Investigating dilute nitride materials for broad band SOAs for optical communications

The dilute nitride GaInNAs/GaAs quantum well material has been subject to intensive study since it was first proposed by Kondow et al. It has wide applications such as in long wavelength infrared laser diodes, high efficient multi-junction solar cells and broad band semiconductor optical amplifiers (SOA). Conventional materials for these emission applications based on GaInAsP/InP have poor temperature stability due to a small conduction band discontinuity resulting in poor electron confinement. The GaInNAs material system has a a bandgap that can be tuned, whilst remaining lattice matched to GaAs. In addition, it was found experimentally that a large band-gap bowing reduced the bandgap even further and resulted in a large conduction band offset. Thus this dilute nitride system has the potential to cover a range of optical communication wavelengths by controlling the small nitrogen concentration. Also, the reduced temperature sensitivity and observed broad-band gain have made GaInNAs a promising candidate for broad-band laser and SOA design. Dilute nitride has been found to be one of a class of such materials known as highly mismatched alloys (HMA) in which the addition of one constituent strongly affects the alloy properties such as band-gap and effective mass.
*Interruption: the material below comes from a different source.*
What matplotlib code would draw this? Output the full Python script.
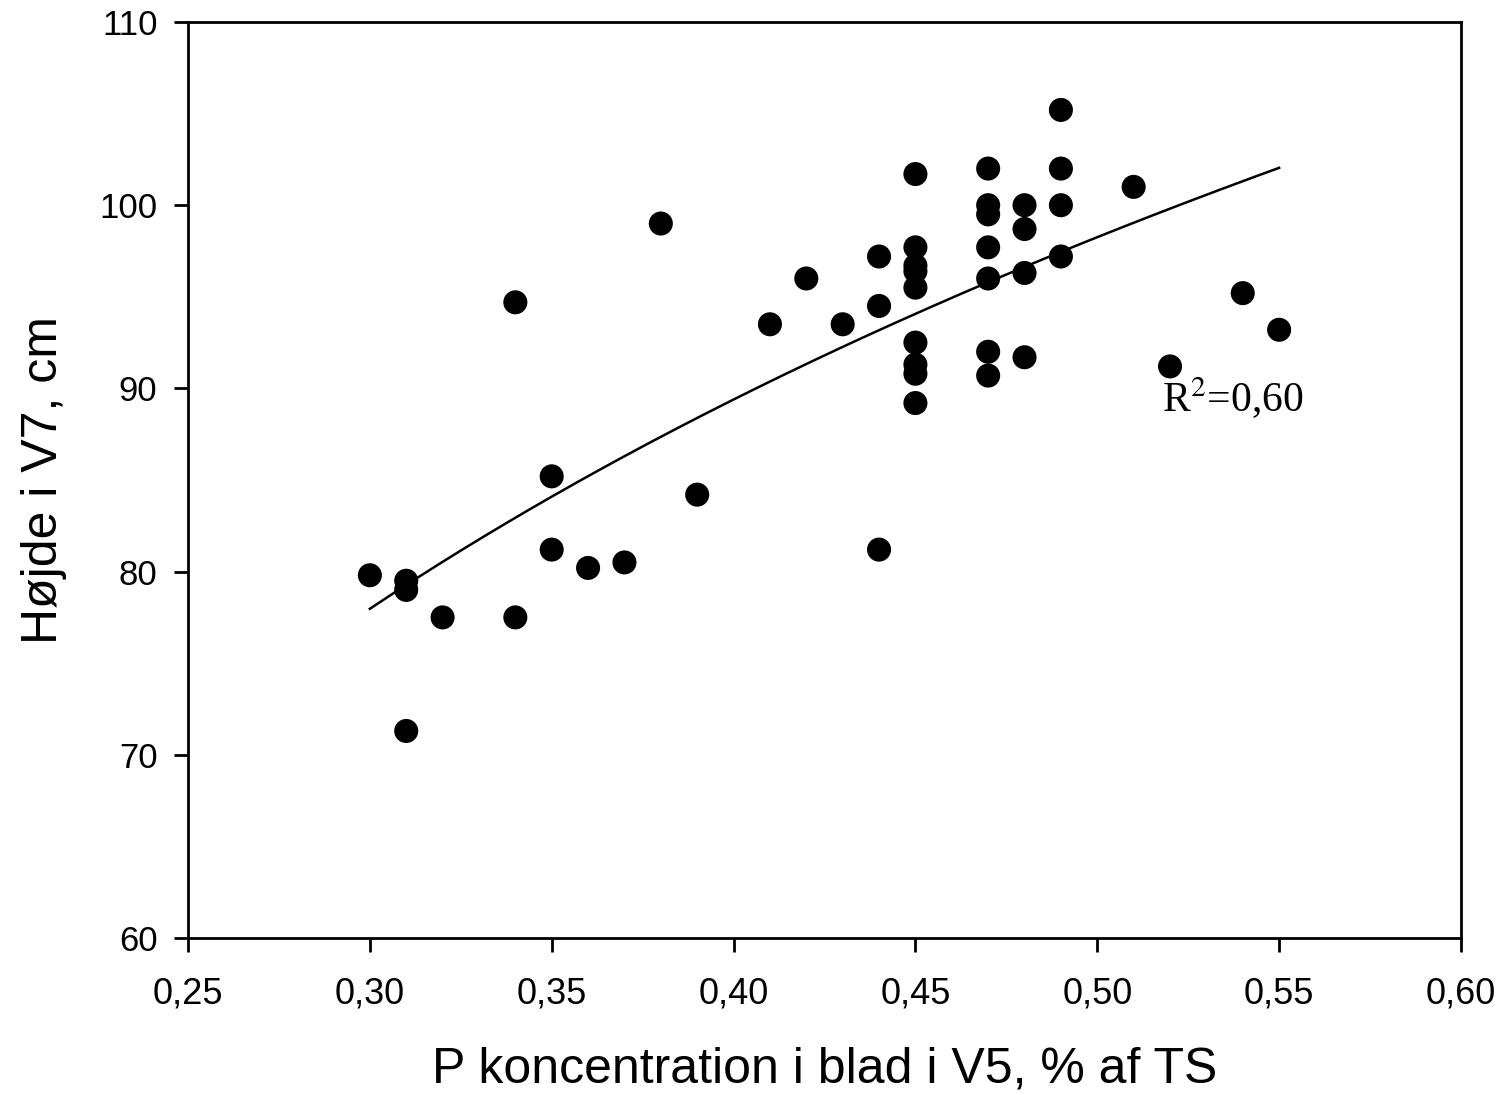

Since the emergence of dilute nitride other such HMA have been discovered and these follow similar trends. Recent applications for this broader class of HMAs are as intermediate band solar cells and as Gunn-type electronic diodes. Incorporation of N into GaInAs results in low PL intensities with wide line-widths and the resulting lasers have high threshold current densities, which have been attributed to the difference between the N and As atoms in the lattice structure of GaInNAs. This has been successfully analysed using a Band Anti-crossing (BAC) model [7] in which the N acts as a defect on the GaInAs conduction band mixing with it and pushing it downwards. The N defect level also alters the effective mass of the conduction band. Spatial variation in the N composition leads to quantum dot (QD)-like fluctuations at the conduction band edge(CBE) as shown schematically in Fig 1. Therefore it is crucial to understand the effect of these QD-like fluctuations in GaInNAs material systems.